The Phoenix event was hosted by CAHOKIA, an Indigenous and women-led platform for creative placekeeping. The team and volunteers transformed Roosevelt Row – the creative downtown heart of Phoenix – into a hub of family-fun activities, live music, film screenings, native food, art, and even a skate competition.
Choosing this as my volunteer day was a no-brainer – honoring relationships and spaces is a complete alignment with our company ethos. CAHOKIA embodies Cohere’s core values – trust, reciprocity, spirit and legacy – by co-creating projects focused on inclusive collaboration, eco-conscious practices, holistic systems, and creating a safe cultural space specifically designed with and for Indigenous people.
At Cohere we believe people own what they help create. Similarly, CAHOKIA believes that working in unison with members of communities allows for an authentic reflection of their culture and builds trustworthy partnerships that will stand the test of time.
As I made my way to the volunteer check-in, I stumbled upon some familiar faces including Cat Zingg – a woman from the Ho-Chunk Nation and one of my best friends, outside painting a live mural on her coffee bus.
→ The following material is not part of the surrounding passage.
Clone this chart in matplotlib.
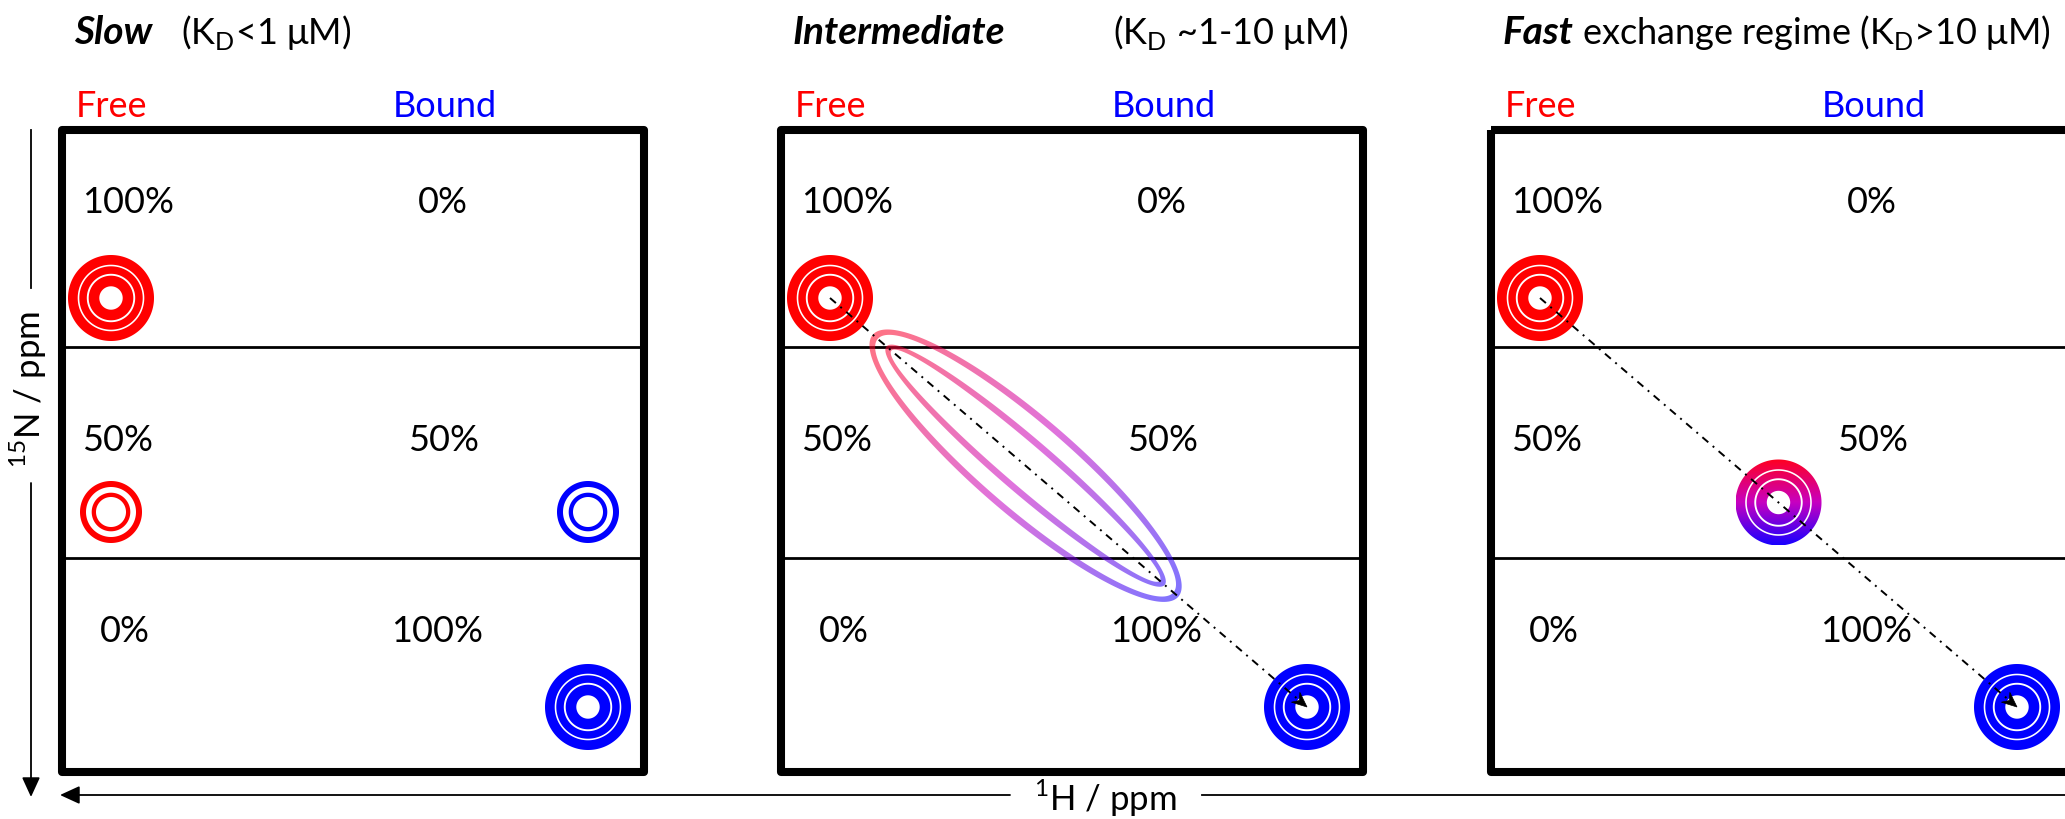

Surrounding her were dozens of children dressed in the rainbow, performing traditional hoop dances while the crowd beamed with smiles and laughter.
I received my IPDPF volunteer tee, plus a lanyard with my name scribbled, and made my way to CAHOKIA’s headquarters where I’d be assisting the art exhibition titled “Restoring the Balance: Rematriating Indigenous Lands.” CAHOKIA partnered with Local Matriarch – an Indigenous women-led storytelling and community building platform – and Gateway Community College to create the exhibit featuring an intergenerational group of Indigenous artists. The gallery explored the nurturing of sacred and reciprocal relationships between people and land through various mediums.
When I arrived, the set-up was in full swing – tables, florals, projector, DJ equipment, and cocktail tables were being placed about. I found my friends, Claudia and Tashena López, the queer couple behind Local Matriarch and the brains behind the exhibit. They greeted me with hugs and put me to work.
Later that evening, Claudia and Tashena opened with a land acknowledgement and a few words of gratitude. (Peek at this map to see which Indigenous lands you reside on.) The evening weaved in and out with music, spoken word, dance performances and even a special appearance by renowned native photographer, Cara Romero.
We chowed on blue corn frybread and sipped prickly pear aguas frescas while we basked in community and stories – some filled with laughter, some filled tears. But that’s what community’s all about – to find solace, to honor, to empower those around you. And we did just that on Indigenous Peoples’ Day.